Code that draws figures
*****

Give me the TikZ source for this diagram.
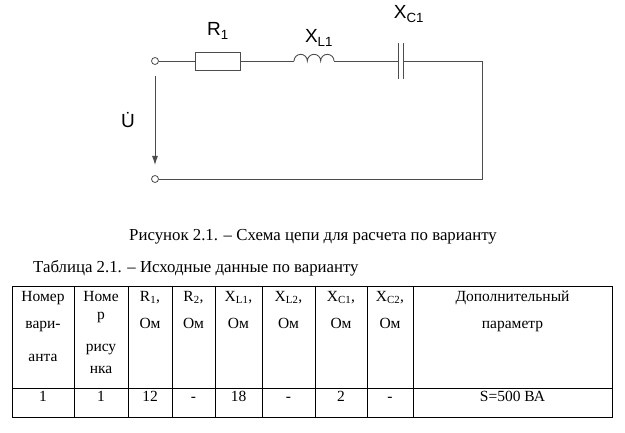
\documentclass[tikz,border=0pt]{standalone}
\usepackage{fontspec}
\usetikzlibrary{arrows.meta}
\setmainfont{Liberation Serif}
\newfontfamily\lblfont{Liberation Sans}
\begin{document}
\begin{tikzpicture}[x=1pt,y=1pt,
  wire/.style={line width=0.9pt,draw=black!70},
  tline/.style={line width=0.8pt,draw=black},
  lbl/.style={font=\lblfont\fontsize{19}{20}\selectfont,inner sep=0pt},
  txt/.style={font=\fontsize{16.8}{18}\selectfont,inner sep=0pt},
  cell/.style={font=\fontsize{15.5}{17}\selectfont,inner sep=0pt,text height=10.5pt,text depth=3.5pt}]
\useasboundingbox (0,0) rectangle (625,432);
% circuit
\node[circle,draw=black!70,line width=0.8pt,minimum size=7pt,inner sep=0pt] (t1) at (155,371) {};
\node[circle,draw=black!70,line width=0.8pt,minimum size=7pt,inner sep=0pt] (t2) at (155,253) {};
\node[draw=black!70,line width=0.9pt,minimum width=45pt,minimum height=18pt,inner sep=0pt] (r1) at (217.5,371) {};
\coordinate (ls) at (294,371);
\coordinate (le) at (334,371);
\coordinate (c1) at (398,371);
\coordinate (c2) at (403,371);
\coordinate (tr) at (482,371);
\coordinate (br) at (482,253);
\draw[wire] (t1.east) -- (r1.west);
\draw[wire] (r1.east) -- (ls);
\draw[wire] (ls) arc[start angle=180,end angle=0,radius=6.67]
  arc[start angle=180,end angle=0,radius=6.67]
  arc[start angle=180,end angle=0,radius=6.67];
\draw[wire] (le) -- (c1);
\draw[wire] (398,353) -- (398,389);
\draw[wire] (403,353) -- (403,389);
\draw[wire] (c2) -- (tr) -- (br) -- (t2.east);
\coordinate (as) at (155,356);
\coordinate (ae) at (155,267);
\draw[wire,-{Latex[length=9pt,width=6pt]}] (as) -- (ae);
\node[lbl] (lr) at (218,401) {R\textsubscript{1}};
\node[lbl] (ll) at (319,394) {X\textsubscript{L1}};
\node[lbl] (lc) at (409,418) {X\textsubscript{C1}};
\node[lbl] (lu) at (128,312) {\.U};
% captions
\node[txt] (cap) at (313,195) {Рисунок 2.1. – Схема цепи для расчета по варианту};
\node[txt,anchor=west] (tt) at (33,164) {Таблица 2.1. – Исходные данные по варианту};
% table
\draw[tline] (12,15) rectangle (612,146);
\draw[tline] (12,44) -- (612,44);
\foreach \x in {74,128,172,215,262,315,367,413} \draw[tline] (\x,15) -- (\x,146);
\node[cell] (h1a) at (43,134) {Номер};
\node[cell] (h1b) at (43,107) {вари-};
\node[cell] (h1c) at (43,74) {анта};
\node[cell] (h2a) at (101,134) {Номе};
\node[cell] (h2b) at (101,116) {р};
\node[cell] (h2c) at (101,84) {рису};
\node[cell] (h2d) at (101,62) {нка};
\node[cell] (h3a) at (150,134) {R\textsubscript{1},};
\node[cell] (h4a) at (193.5,134) {R\textsubscript{2},};
\node[cell] (h5a) at (238.5,134) {X\textsubscript{L1},};
\node[cell] (h6a) at (288.5,134) {X\textsubscript{L2},};
\node[cell] (h7a) at (341,134) {X\textsubscript{C1},};
\node[cell] (h8a) at (390,134) {X\textsubscript{C2},};
\foreach \x/\n in {150/a,193.5/b,238.5/c,288.5/d,341/e,390/f} \node[cell] (om\n) at (\x,107) {Ом};
\node[cell] (h9a) at (512.5,134) {Дополнительный};
\node[cell] (h9b) at (512.5,107) {параметр};
\node[cell] (d1) at (43,34) {1};
\node[cell] (d2) at (101,34) {1};
\node[cell] (d3) at (150,34) {12};
\node[cell] (d4) at (193.5,34) {-};
\node[cell] (d5) at (238.5,34) {18};
\node[cell] (d6) at (288.5,34) {-};
\node[cell] (d7) at (341,34) {2};
\node[cell] (d8) at (390,34) {-};
\node[cell] (d9) at (512.5,34) {S=500 ВА};
\end{tikzpicture}
\end{document}
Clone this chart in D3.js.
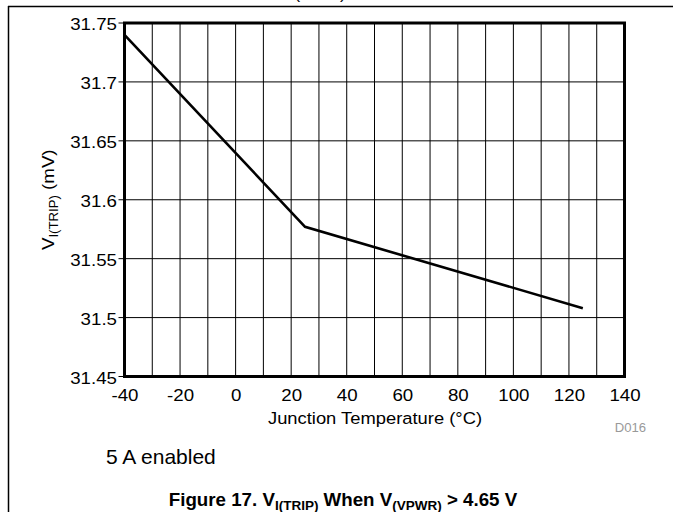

*****

Required task:
Show the lines where the word "this" appears in the entries.

Task response:
Give me the TikZ source for this diagram.
Clone this chart in D3.js.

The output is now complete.